Sharing thoughts and feelings with friends and loved ones can also be helpful, he says. While we may not have access to the social outings we’d normally turn to for comfort, expressing our concerns and ideas with those we trust can bring a feeling of community and calm.
Mind your thoughts
While it’s best to be aware of our feelings and not attempt to rush through them, we must also be mindful of recurrent thoughts that cause an inability to focus on work or other responsibilities, Dr. Maidenberg says.
Calm awareness of our feelings mitigates our tendency to seek distraction from uncomfortable emotions, he says. But thinking endlessly about upsetting feelings isn’t helpful, either.
“That’s more of an attention issue,” he says. “We all have to train our attention in some way, but it is a skill we can develop. The idea is to learn to observe your thoughts without being engaged with your thoughts. It’s something that’s very effectively learned through simple meditative practice.”
Smartphone apps such as Headspace can help beginners to cultivate the technique, he says.

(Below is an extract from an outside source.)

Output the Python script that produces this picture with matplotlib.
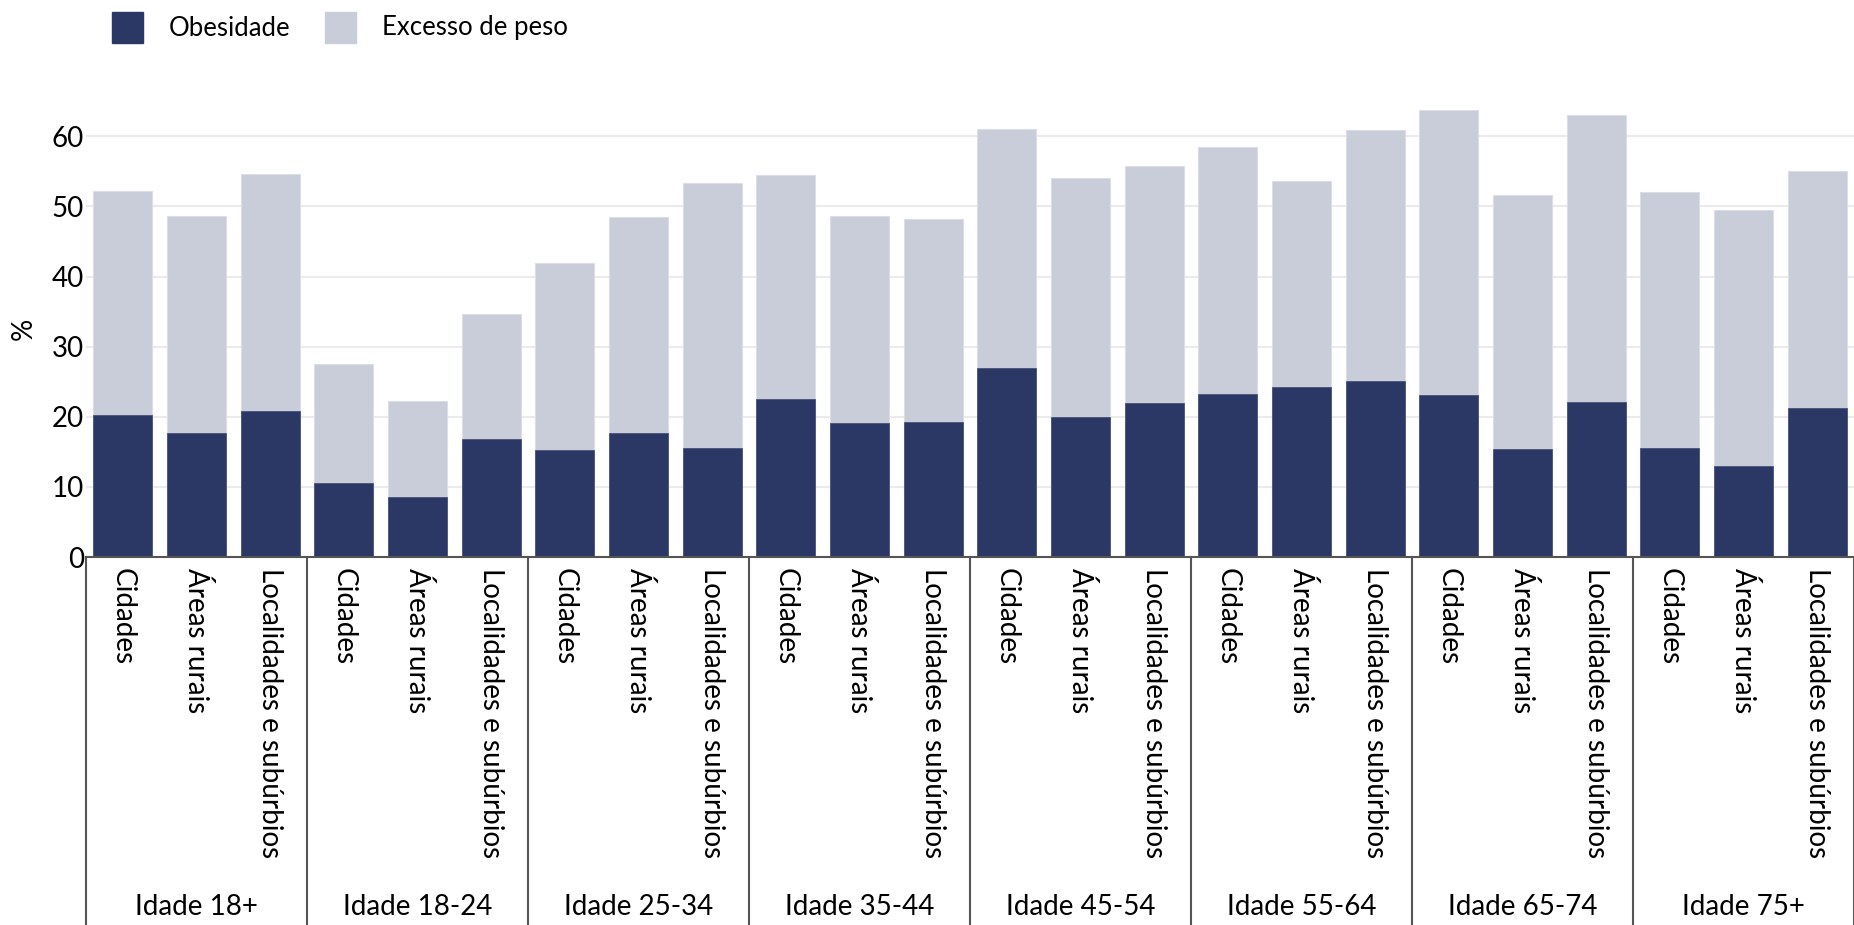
import matplotlib
matplotlib.use("Agg")
import matplotlib.pyplot as plt
import numpy as np
from matplotlib.patches import Rectangle

plt.rcParams['font.family'] = ['Lato', 'DejaVu Sans']

groups = ["Idade 18+", "Idade 18-24", "Idade 25-34", "Idade 35-44",
          "Idade 45-54", "Idade 55-64", "Idade 65-74", "Idade 75+"]
areas = ["Cidades", "Áreas rurais", "Localidades e subúrbios"]

excesso = [52.2, 48.7, 54.6,
           27.6, 22.2, 34.6,
           42.0, 48.5, 53.3,
           54.5, 48.6, 48.2,
           61.1, 54.1, 55.8,
           58.5, 53.6, 60.9,
           63.8, 51.7, 63.0,
           52.1, 49.5, 55.0]
obesidade = [20.3, 17.7, 20.8,
             10.5, 8.5, 16.8,
             15.2, 17.7, 15.5,
             22.5, 19.1, 19.3,
             26.9, 20.0, 22.0,
             23.3, 24.2, 25.1,
             23.1, 15.4, 22.1,
             15.6, 13.0, 21.3]
yticks = [0, 10, 20, 30, 40, 50, 60]

c_ob = "#2b3764"
c_ex = "#c9ccd9"
FS = 20

fig = plt.figure(figsize=(18.54, 9.25), dpi=100)
ax = fig.add_axes([86/1854, 1-557/925, 1-86/1854, 455.7/925])

n = len(excesso)
x = np.arange(n)
ax.bar(x, excesso, width=0.8, color=c_ex, edgecolor="#dcdee6", linewidth=0.8, zorder=2)
ax.bar(x, obesidade, width=0.8, color=c_ob, edgecolor="#4a5378", linewidth=0.6, zorder=3)

ax.set_xlim(-0.5, n - 0.5)
ax.set_ylim(0, 65)
ax.set_yticks(yticks)
ax.set_yticklabels([str(v) for v in yticks], fontsize=FS)
ax.yaxis.grid(True, color="#ebebeb", linewidth=1.5, zorder=0)
ax.set_axisbelow(True)
for s in ["top", "right", "left"]:
    ax.spines[s].set_visible(False)
ax.spines["bottom"].set_color("#555555")
ax.spines["bottom"].set_linewidth(1.5)
ax.spines["bottom"].set_zorder(4)
ax.tick_params(axis="y", length=0, pad=1.5)
ax.tick_params(axis="x", length=0, pad=8)

ax.set_xticks(x)
ax.set_xticklabels(areas * len(groups), rotation=-90, fontsize=FS, va="top", ha="center")

ax.set_ylabel("%", fontsize=FS, labelpad=11)

trans = ax.get_xaxis_transform()
for g in range(len(groups) + 1):
    xb = g * 3 - 0.5
    ax.plot([xb, xb], [0, -0.82], transform=trans, color="#555555",
            linewidth=1.5, clip_on=False, zorder=4)
for g, name in enumerate(groups):
    ax.text(g * 3 + 1, -0.768, name, transform=trans, ha="center", va="center",
            fontsize=FS)

# legend
fig.patches.append(Rectangle((112/1854, 1-43/925), 31/1854, 31/925,
                             transform=fig.transFigure, color=c_ob))
fig.text(169/1854, 1-28/925, "Obesidade", fontsize=18.5, va="center", ha="left")
fig.patches.append(Rectangle((325/1854, 1-43/925), 31/1854, 31/925,
                             transform=fig.transFigure, color=c_ex))
fig.text(382/1854, 1-28/925, "Excesso de peso", fontsize=18.5, va="center", ha="left")

fig.savefig("out.png", dpi=100)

“What it teaches you to do is to observe what happens in your mind without being emotionally triggered into the feelings these thoughts bring with them,” he says. “Once you do a little bit more of that, then it becomes easier to have more control over your attention. So you can say, ‘I’ve had this thought many times and it’s not something that I feel helps me because there’s no problem solving of any kind in this process. Let me see if I can focus on something else.’”

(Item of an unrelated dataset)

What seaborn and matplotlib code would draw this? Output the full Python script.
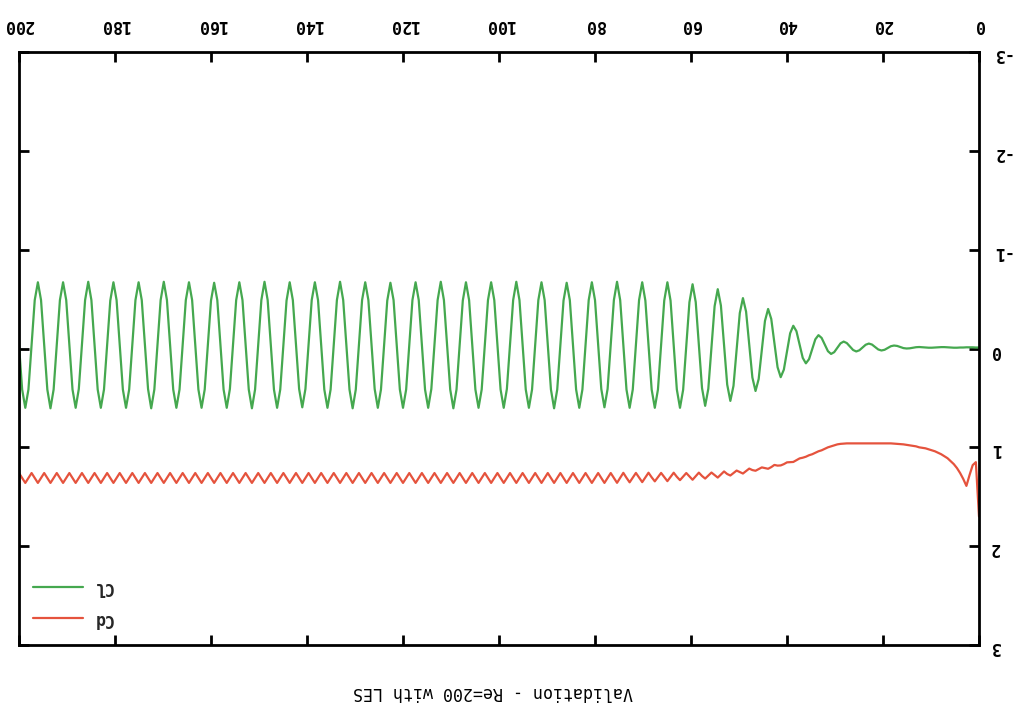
import numpy as np
import pandas as pd
import matplotlib
matplotlib.use("Agg")
import matplotlib.pyplot as plt
import seaborn as sns

# ---------------- data ----------------
TITLE = "Validation - Re=200 with LES"
X_TICKS = [0, 20, 40, 60, 80, 100, 120, 140, 160, 180, 200]
Y_TICKS = [-3, -2, -1, 0, 1, 2, 3]

# time samples (uniform grid 0..200)
time = np.linspace(0, 200, 306)

cl = [
    -0.010, -0.010, -0.012, -0.012, -0.012, -0.010, -0.010, -0.008, -0.008, -0.010,
    -0.012, -0.014, -0.014, -0.012, -0.010, -0.008, -0.008, -0.010, -0.013,
    -0.015, -0.013, -0.008, -0.002, 0.000, -0.004, -0.015, -0.026,
    -0.030, -0.023, -0.005, 0.013, 0.020, 0.010, -0.015, -0.040,
    -0.050, -0.038, -0.010, 0.018, 0.030, 0.015, -0.020, -0.055,
    -0.070, -0.052, -0.008, 0.037, 0.055, 0.027, -0.040, -0.107,
    -0.135, -0.093, 0.008, 0.108, 0.150, 0.095, -0.040, -0.175,
    -0.230, -0.154, 0.030, 0.214, 0.290, 0.189, -0.055, -0.299,
    -0.400, -0.279, 0.015, 0.309, 0.430, 0.293, -0.040, -0.373,
    -0.510, -0.358, 0.010, 0.378, 0.530, 0.365, -0.035, -0.435,
    -0.600, -0.428, -0.010, 0.408, 0.580, 0.400, -0.035, -0.470,
    -0.650, -0.468, -0.025, 0.418, 0.600, 0.415, -0.035, -0.485,
    -0.670, -0.485, -0.035, 0.415, 0.600, 0.415, -0.035, -0.485,
    -0.670, -0.490, -0.035, 0.415, 0.600, 0.415, -0.035, -0.490,
    -0.675, -0.490, -0.040, 0.410, 0.595, 0.410, -0.040, -0.490,
    -0.670, -0.490, -0.035, 0.415, 0.600, 0.415, -0.035, -0.490,
    -0.665, -0.485, -0.035, 0.415, 0.605, 0.415, -0.035, -0.490,
    -0.670, -0.490, -0.035, 0.415, 0.600, 0.415, -0.035, -0.490,
    -0.675, -0.490, -0.035, 0.410, 0.600, 0.415, -0.035, -0.490,
    -0.670, -0.490, -0.035, 0.415, 0.600, 0.415, -0.035, -0.490,
    -0.670, -0.485, -0.035, 0.415, 0.605, 0.415, -0.035, -0.490,
    -0.675, -0.490, -0.040, 0.410, 0.600, 0.415, -0.035, -0.490,
    -0.670, -0.490, -0.035, 0.415, 0.600, 0.415, -0.035, -0.490,
    -0.665, -0.485, -0.035, 0.415, 0.600, 0.410, -0.040, -0.490,
    -0.670, -0.490, -0.035, 0.415, 0.605, 0.415, -0.035, -0.490,
    -0.675, -0.490, -0.035, 0.415, 0.600, 0.415, -0.035, -0.490,
    -0.670, -0.490, -0.035, 0.410, 0.595, 0.410, -0.040, -0.490,
    -0.670, -0.485, -0.035, 0.415, 0.600, 0.415, -0.035, -0.490,
    -0.675, -0.490, -0.035, 0.415, 0.605, 0.415, -0.035, -0.490,
    -0.670, -0.490, -0.040, 0.410, 0.600, 0.415, -0.035, -0.490,
    -0.665, -0.485, -0.035, 0.415, 0.600, 0.415, -0.035, -0.490,
    -0.670, -0.490, -0.035, 0.415, 0.600, 0.415, -0.035, -0.490,
    -0.675, -0.490, -0.035, 0.415, 0.605, 0.410, -0.040, -0.490,
    -0.670, -0.490, -0.035, 0.415, 0.600, 0.415, -0.035, -0.490,
    -0.670, -0.485, -0.035, 0.415, 0.600, 0.415, -0.035, -0.490,
    -0.675, -0.490, -0.035, 0.410, 0.600, 0.415, -0.035, -0.490,
    -0.670, -0.490, -0.035, 0.415, 0.605, 0.415, -0.035, -0.490,
    -0.670, -0.490, -0.035, 0.415, 0.600, 0.415, -0.035,
]

cd = [
    1.70, 1.15, 1.18, 1.28, 1.39, 1.32, 1.26, 1.21, 1.17, 1.14,
    1.11, 1.09, 1.07, 1.055, 1.04, 1.03, 1.02, 1.01, 1.005, 1.00,
    0.99, 0.985, 0.98, 0.975, 0.97, 0.968, 0.965,
    0.962, 0.960, 0.960, 0.960, 0.960, 0.960, 0.960, 0.960,
    0.960, 0.960, 0.960, 0.960, 0.960, 0.960, 0.960, 0.960,
    0.962, 0.965, 0.970, 0.980, 0.990, 1.000, 1.015, 1.030,
    1.040, 1.055, 1.070, 1.080, 1.095,
    1.105, 1.112, 1.130, 1.148, 1.150, 1.152, 1.170, 1.183,
    1.185, 1.178, 1.200, 1.217, 1.210, 1.203, 1.220, 1.237,
    1.230, 1.215, 1.240, 1.265, 1.250, 1.235, 1.260, 1.285,
    1.270, 1.244, 1.275, 1.306, 1.280, 1.255, 1.285, 1.316,
    1.290, 1.256, 1.292, 1.328, 1.294, 1.260, 1.296, 1.332,
    1.298, 1.257, 1.300, 1.342, 1.300, 1.259, 1.302, 1.344,
    1.303, 1.257, 1.305, 1.352, 1.306, 1.259, 1.307, 1.354,
    1.308, 1.258, 1.309, 1.359,
    1.31, 1.26, 1.31, 1.36, 1.31, 1.26, 1.31, 1.36,
    1.31, 1.26, 1.31, 1.36, 1.31, 1.26, 1.31, 1.36,
    1.31, 1.26, 1.31, 1.36, 1.31, 1.26, 1.31, 1.36,
    1.31, 1.26, 1.31, 1.36, 1.31, 1.26, 1.31, 1.36,
    1.31, 1.26, 1.31, 1.36, 1.31, 1.26, 1.31, 1.36,
    1.31, 1.26, 1.31, 1.36, 1.31, 1.26, 1.31, 1.36,
    1.31, 1.26, 1.31, 1.36, 1.31, 1.26, 1.31, 1.36,
    1.31, 1.26, 1.31, 1.36, 1.31, 1.26, 1.31, 1.36,
    1.31, 1.26, 1.31, 1.36, 1.31, 1.26, 1.31, 1.36,
    1.31, 1.26, 1.31, 1.36, 1.31, 1.26, 1.31, 1.36,
    1.31, 1.26, 1.31, 1.36, 1.31, 1.26, 1.31, 1.36,
    1.31, 1.26, 1.31, 1.36, 1.31, 1.26, 1.31, 1.36,
    1.31, 1.26, 1.31, 1.36, 1.31, 1.26, 1.31, 1.36,
    1.31, 1.26, 1.31, 1.36, 1.31, 1.26, 1.31, 1.36,
    1.31, 1.26, 1.31, 1.36, 1.31, 1.26, 1.31, 1.36,
    1.31, 1.26, 1.31, 1.36, 1.31, 1.26, 1.31, 1.36,
    1.31, 1.26, 1.31, 1.36, 1.31, 1.26, 1.31, 1.36,
    1.31, 1.26, 1.31, 1.36, 1.31, 1.26, 1.31, 1.36,
    1.31, 1.26, 1.31, 1.36, 1.31, 1.26, 1.31, 1.36,
    1.31, 1.26, 1.31, 1.36, 1.31, 1.26, 1.31, 1.36,
    1.31, 1.26, 1.31, 1.36, 1.31, 1.26, 1.31, 1.36,
    1.31, 1.26, 1.31, 1.36, 1.31, 1.26, 1.31, 1.36,
    1.31, 1.26, 1.31, 1.36, 1.31, 1.26, 1.31, 1.36,
    1.31, 1.26, 1.31, 1.36,
    1.31, 1.26,
]

SERIES_NAMES = ["Cl", "Cd"]
SERIES_COLORS = ["#45a84f", "#e5533d"]

print(len(time), len(cl), len(cd))
n = min(len(time), len(cl), len(cd))
df = pd.DataFrame({"time": time[:n], "Cl": cl[:n], "Cd": cd[:n]})

# ---------------- style ----------------
sns.set_style("white")
plt.rcParams["font.family"] = ["DejaVu Sans Mono", "DejaVu Sans"]
plt.rcParams["axes.unicode_minus"] = False

fig = plt.figure(figsize=(10.13, 7.08), dpi=100)
ax = fig.add_axes([19 / 1013, 63 / 708, 960 / 1013, 593 / 708])

for name, col in zip(SERIES_NAMES, SERIES_COLORS):
    sns.lineplot(data=df, x="time", y=name, color=col, lw=1.6, ax=ax,
                 label=name, sort=False, estimator=None)

# chart is shown rotated by 180 degrees
ax.set_xlim(200, 0)
ax.set_ylim(3, -3)
ax.set_xticks(X_TICKS)
ax.set_yticks(Y_TICKS)
ax.set_xlabel("")
ax.set_ylabel("")

for sp in ax.spines.values():
    sp.set_visible(True)
    sp.set_color("black")
    sp.set_linewidth(2.0)

ax.tick_params(axis="both", direction="in", length=7, width=2, color="black",
               top=True, bottom=True, left=True, right=True,
               labeltop=True, labelbottom=False, labelleft=False, labelright=True,
               labelsize=12, labelcolor="black")
ax.tick_params(axis="x", pad=13, labelrotation=180)
ax.tick_params(axis="y", pad=8, labelrotation=180)
for lab in ax.get_xticklabels() + ax.get_yticklabels():
    lab.set_fontweight("bold")

leg = ax.legend(loc="lower left", bbox_to_anchor=(0.0146, 0.029), frameon=False,
                borderpad=0, borderaxespad=0, handlelength=3.0, handletextpad=0.6,
                labelspacing=0.8, prop={"family": "DejaVu Sans Mono", "size": 12,
                                        "weight": "bold"})
for txt in leg.get_texts():
    txt.set_rotation(180)
for line in leg.get_lines():
    line.set_linewidth(1.6)

fig.text(493 / 1013, 1 - 692 / 708, TITLE, rotation=180, ha="center", va="center",
         fontsize=12, family="DejaVu Sans Mono", color="black")

fig.savefig("out.png", dpi=100)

Limit consumption of news and social media
“The idea is that you determine for yourself — and you’re the only one who can know — how much information you need and want, and then limit your exposure to the sources of information for that amount of time,” Dr. Maidenberg says.

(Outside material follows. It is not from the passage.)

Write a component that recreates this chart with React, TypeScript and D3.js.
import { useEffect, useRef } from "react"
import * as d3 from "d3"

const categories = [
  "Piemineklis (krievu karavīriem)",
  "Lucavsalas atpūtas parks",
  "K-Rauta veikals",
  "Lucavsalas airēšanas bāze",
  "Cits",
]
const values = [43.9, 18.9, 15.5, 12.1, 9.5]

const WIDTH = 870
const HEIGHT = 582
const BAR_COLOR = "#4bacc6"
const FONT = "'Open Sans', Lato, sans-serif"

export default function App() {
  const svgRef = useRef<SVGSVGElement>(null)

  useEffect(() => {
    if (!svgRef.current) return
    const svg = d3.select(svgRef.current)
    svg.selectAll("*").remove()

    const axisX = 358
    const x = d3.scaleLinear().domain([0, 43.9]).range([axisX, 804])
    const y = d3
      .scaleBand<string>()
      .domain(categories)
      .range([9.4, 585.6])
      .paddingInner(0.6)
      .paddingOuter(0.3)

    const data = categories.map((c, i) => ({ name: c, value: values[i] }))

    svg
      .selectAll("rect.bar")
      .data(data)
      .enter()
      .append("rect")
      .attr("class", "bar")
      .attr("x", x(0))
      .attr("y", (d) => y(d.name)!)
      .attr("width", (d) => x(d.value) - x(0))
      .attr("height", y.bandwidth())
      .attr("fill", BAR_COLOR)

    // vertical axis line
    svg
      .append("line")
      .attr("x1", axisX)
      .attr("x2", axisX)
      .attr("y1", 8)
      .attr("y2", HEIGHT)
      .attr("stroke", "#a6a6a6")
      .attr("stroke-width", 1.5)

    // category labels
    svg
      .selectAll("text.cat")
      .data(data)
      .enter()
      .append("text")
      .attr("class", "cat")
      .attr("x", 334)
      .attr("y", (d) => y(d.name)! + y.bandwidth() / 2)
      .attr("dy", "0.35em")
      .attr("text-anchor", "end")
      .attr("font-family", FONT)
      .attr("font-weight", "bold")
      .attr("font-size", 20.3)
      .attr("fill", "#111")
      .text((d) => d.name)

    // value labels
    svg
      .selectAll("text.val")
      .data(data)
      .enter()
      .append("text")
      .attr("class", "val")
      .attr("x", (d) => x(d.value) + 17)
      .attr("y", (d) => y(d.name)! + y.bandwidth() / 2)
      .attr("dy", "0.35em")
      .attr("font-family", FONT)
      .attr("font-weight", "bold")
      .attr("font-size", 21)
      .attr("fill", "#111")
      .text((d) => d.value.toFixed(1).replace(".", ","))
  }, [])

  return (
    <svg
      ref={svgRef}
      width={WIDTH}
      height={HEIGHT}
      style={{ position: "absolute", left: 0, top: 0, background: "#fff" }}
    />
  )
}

For instance, he limits his news consumption to 15 to 30 minutes in the morning and afternoon.
“You have to exercise control and not get triggered by some discomfort into pulling your phone and starting to scroll,” he says. “If that becomes a challenge, then you do whatever it takes to make it more difficult to have access to your phone, so you put it in a different room. We have to manage ourselves in these circumstances.”
Avoid escaping with substances
Many who had promised themselves a “dry January” of alcohol abstinence abandoned their plans on Jan. 6. Alcohol and other substances may effectively numb uncomfortable feelings, but it’s a bad habit to lean on, Dr. Maidenberg says.
“There is a lot to be lost by over-relying on one source of self-soothing,” he says. “Alcohol is very effective in breaking that thinking cycle that we do not know how to otherwise break, so there’s a great deal of potential in these substances to help us with some things. But then the price we pay is disproportionate to what we gain overall. Substances can lead to difficulties on the physiological level, interpersonal level and work-related.”
As with news and social media consumption, he suggests setting personal limits and sticking to them.
Practice ongoing self-care
Besides meditation and moderation, it’s a good idea to have other routine healthy practices in place that feel comforting and stabilizing, Dr. Maidenberg says. Physical exercise and spending time in nature are both free and scientifically proven to boost mood and health.
“It’s important to persist with it,” he says. “Nothing really changes or happens if you try it once, twice or three times. You have to decide what you want to work on and then make a commitment to do it regularly for two or three weeks. Then you will know whether it’s helping you and if you want to continue. But when we sporadically try different things and expect one to make a difference, it’s unrealistic.”